Truffle Recipes - Tournedos Rossini
Tournedos Rossini, an opulent dish featuring tender beef filets, rich foie gras, and aromatic black truffles, has long been synonymous with culinary luxury. Created in the 19th century by Chef Casimir Moisson for the renowned composer Gioachino Rossini, this dish epitomizes elegance and indulgence. While it may sound extravagant, it’s surprisingly simple to prepare at home. Treat yourself to this decadent creation—because everyone deserves to be spoiled now and then.
Tournedos Rossini with Black Truffle Breakings
Black truffles bring an earthy, aromatic depth to Tournedos Rossini, elevating the dish to a true masterpiece. Their unique flavor complements the richness of the foie gras and the succulence of the beef, making every bite a luxurious symphony of textures and tastes.
Ingredients (Serves 2)
- Foie Gras: 2 pieces, 1–2 oz. each
- Tournedos Filets: 2, 6 oz. each
- Salt & Pepper: To taste
- Baguette: 2 slices, 1/2 inch thick
- Demi-Glace: 1/4 cup
- Madeira: 2 tbsp
- Unsalted Butter: 2 tbsp, cold
- Black Truffle Breakings or Black Truffle Slices
Tournedos Rossini is a dish steeped in history and grandeur. We recommend using Black Truffle Breakings from Elle Esse Italian Truffles for this recipe. Whether you’re celebrating a special occasion or simply indulging in life’s finer things, this dish offers a taste of culinary excellence that is as satisfying to prepare as it is to savor. Relish the art of decadence in every bite.
Bon Appetit!
Instructions
1. Prepare the Foie Gras
- Sauté the foie gras in a pan over medium-low heat until golden brown on the outside.
- Remove from the pan and reserve, keeping warm in a 200°F oven.
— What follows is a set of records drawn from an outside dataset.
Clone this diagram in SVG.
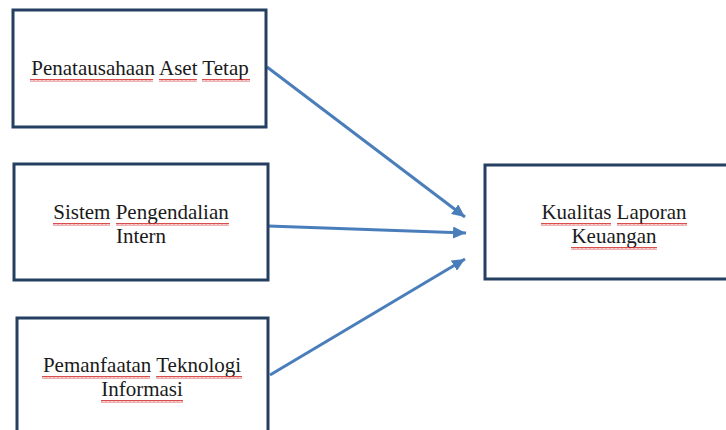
<svg xmlns="http://www.w3.org/2000/svg" width="726" height="430" viewBox="0 0 726 430">
  <style>
    .box { fill: #ffffff; stroke: #243f60; stroke-width: 3; }
    .lbl { font-family: "Liberation Serif", "Times New Roman", serif; font-size: 21px; fill: #1a1a1a; text-anchor: middle; }
    .conn { stroke: #4a7ebb; stroke-width: 3; fill: none; marker-end: url(#arrow); }
    .sq { fill: url(#wavy); }
  </style>
  <defs>
    <marker id="arrow" markerUnits="userSpaceOnUse" markerWidth="14" markerHeight="12" refX="13" refY="6" orient="auto">
      <path d="M0,0 L13,6 L0,12 Z" fill="#4a7ebb"/>
    </marker>
    <pattern id="wavy" width="4" height="3" patternUnits="userSpaceOnUse">
      <path d="M0,2.5 L1,0.5 L2,2.5 L3,0.5 L4,2.5" fill="none" stroke="#d02020" stroke-width="0.8"/>
    </pattern>
  </defs>
  <rect width="726" height="430" fill="#ffffff"/>

  <g id="connectors">
    <path class="conn" d="M267,67 L465,217"/>
    <path class="conn" d="M268,226 L466,233"/>
    <path class="conn" d="M270,375 L465,259"/>
  </g>

  <g id="node-aset">
    <rect class="box" x="13" y="10" width="253" height="117"/>
    <text class="lbl" x="140" y="75">Penatausahaan Aset Tetap</text>
    <rect class="sq" x="30" y="79" width="123" height="3"/>
    <rect class="sq" x="159" y="79" width="38" height="3"/>
    <rect class="sq" x="202" y="79" width="48" height="3"/>
  </g>

  <g id="node-spi">
    <rect class="box" x="14" y="164" width="254" height="116"/>
    <text class="lbl" x="141" y="219">Sistem Pengendalian</text>
    <text class="lbl" x="141" y="243">Intern</text>
    <rect class="sq" x="53" y="223" width="57" height="3"/>
    <rect class="sq" x="116" y="223" width="113" height="3"/>
  </g>

  <g id="node-ti">
    <rect class="box" x="17" y="318" width="251" height="130"/>
    <text class="lbl" x="142" y="372">Pemanfaatan Teknologi</text>
    <text class="lbl" x="142" y="396">Informasi</text>
    <rect class="sq" x="42" y="376" width="108" height="3"/>
    <rect class="sq" x="156" y="376" width="86" height="3"/>
    <rect class="sq" x="101" y="400" width="82" height="3"/>
  </g>

  <g id="node-klk">
    <rect class="box" x="485" y="165" width="260" height="114"/>
    <text class="lbl" x="614" y="219">Kualitas Laporan</text>
    <text class="lbl" x="614" y="243">Keuangan</text>
    <rect class="sq" x="541" y="223" width="70" height="3"/>
    <rect class="sq" x="617" y="223" width="70" height="3"/>
    <rect class="sq" x="571" y="247" width="86" height="3"/>
  </g>
</svg>
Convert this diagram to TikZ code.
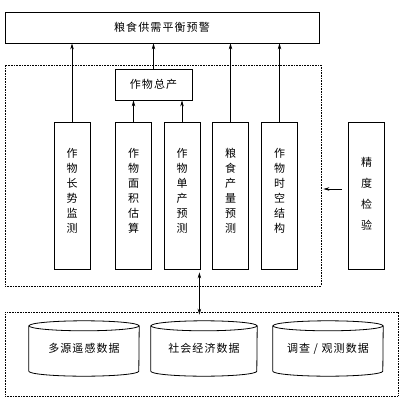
\documentclass[tikz,border=0pt]{standalone}
\usepackage{fontspec}
\newfontfamily\cjk[LetterSpace=10]{Noto Sans CJK SC}
\newfontfamily\cjkv{Noto Sans CJK SC}
\usetikzlibrary{arrows.meta}
\begin{document}
\begin{tikzpicture}[x=1pt,y=-1pt,
  font=\cjk\fontsize{11}{15}\selectfont,
  box/.style={draw, line width=0.8pt, inner sep=0pt},
  vbox/.style={box, minimum width=36pt, minimum height=147pt},
  vtext/.style={font=\cjkv\fontsize{11}{15}\selectfont, align=center, inner sep=0pt},
  dotbox/.style={draw, dash pattern=on 0.8pt off 0.8pt, line width=0.7pt, inner sep=0pt},
  arr/.style={-{Stealth[length=6pt,width=3.5pt]}, line width=0.7pt},
  darr/.style={{Stealth[length=6pt,width=3.5pt]}-{Stealth[length=6pt,width=3.5pt]}, line width=0.7pt},
  cyl/.style={inner sep=0pt, minimum width=#1, minimum height=55pt}]
\useasboundingbox (0,0) rectangle (400,406);

% top box
\node[box, minimum width=314pt, minimum height=31pt] (top) at (162,27.5) {粮食供需平衡预警};

% middle dotted frame
\node[dotbox, minimum width=316pt, minimum height=221pt] (mid) at (163,175.5) {};

% total production
\node[box, minimum width=77pt, minimum height=31pt] (tot) at (153.5,84.5) {作物总产};

% vertical boxes
\node[vbox] (b1) at (72,195.5) {};
\node[vbox] (b2) at (133.5,195.5) {};
\node[vbox] (b3) at (182,195.5) {};
\node[vbox] (b4) at (230.5,195.5) {};
\node[vbox] (b5) at (279.5,195.5) {};
\node[vbox] (jd) at (366.5,195.5) {};

\node[vtext] (t1) at (72,190.5) {作\\物\\长\\势\\监\\测};
\node[vtext] (t2) at (133.5,190.5) {作\\物\\面\\积\\估\\算};
\node[vtext] (t3) at (182,190.5) {作\\物\\单\\产\\预\\测};
\node[vtext] (t4) at (230.5,190.5) {粮\\食\\产\\量\\预\\测};
\node[vtext] (t5) at (279.5,190.5) {作\\物\\时\\空\\结\\构};
\node[vtext, font=\cjkv\fontsize{11}{21}\selectfont] (tj) at (366.5,194) {精\\度\\检\\验};

% arrows up
\draw[arr] (b1.north) -- (b1.north |- top.south);
\draw[arr] (tot.north) -- (tot.north |- top.south);
\draw[arr] (b4.north) -- (b4.north |- top.south);
\draw[arr] (b5.north) -- (b5.north |- top.south);
\draw[arr] (b2.north) -- (b2.north |- tot.south);
\draw[arr] (b3.north) -- (b3.north |- tot.south);

% accuracy check arrow
\draw[arr, shorten <=6pt, shorten >=2pt] ([yshift=6.5pt]jd.west) -- ([yshift=6.5pt]jd.west -| mid.east);

% bottom dotted frame
\node[dotbox, minimum width=393pt, minimum height=84pt] (bot) at (201.5,354) {};

% double arrow
\draw[darr, shorten <=3pt, shorten >=-3pt] ([xshift=-1pt]b3.south east) -- ([xshift=-1pt]b3.south east |- bot.north);

% cylinders
\node[cyl=110pt] (c1) at (84,348.5) {\raisebox{-2.5pt}{多源遥感数据}};
\node[cyl=106pt] (c2) at (204,348.5) {\raisebox{-2.5pt}{社会经济数据}};
\node[cyl=110pt] (c3) at (328,348.5) {\raisebox{-2.5pt}{调查 / 观测数据}};
\foreach \c/\r in {c1/55pt, c2/53pt, c3/55pt}{
  \draw[line width=0.8pt] ([yshift=-5pt]\c.north) ellipse [x radius=\r, y radius=5pt];
  \draw[line width=0.8pt] ([yshift=-5pt]\c.north west) -- ([yshift=5pt]\c.south west)
     arc[start angle=180, end angle=360, x radius=\r, y radius=5pt] -- ([yshift=-5pt]\c.north east);
}
\end{tikzpicture}
\end{document}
- As the foie gras cooks, it releases flavorful fat. Remove most of it, reserving for another use, but leave a thin layer in the pan.
2. Cook the Tournedos Filets
- Lightly season the filets with sea salt and freshly ground black pepper.
- In the same pan, sear the filets over medium heat until crispy on the outside and cooked to your desired doneness.
- Tip: Avoid cooking over high heat, as the dense tenderloin cut takes time to cook evenly without burning the exterior.
- Once cooked, place the filets in the 200°F oven alongside the foie gras.
3. Make the Sauce
- Deglaze the pan with Madeira, whisking to incorporate the browned bits from the bottom.
- Add the demi-glace and whisk again.
- When the demi-glace begins to bubble, whisk in the cold butter until the sauce is smooth and glossy.
4. Assemble the Dish
- Place a slice of baguette on each plate as the base.
- Top with a cooked filet, followed by the foie gras.
- Spoon the hot Madeira sauce over the foie gras and filet.
- Finish by adding the black truffle slices on top, allowing the heat from the sauce to warm the truffles.
5. Serve and Enjoy
Serve immediately while everything is warm and at its peak flavor. Pair with a robust red wine or a glass of Madeira for a truly indulgent experience.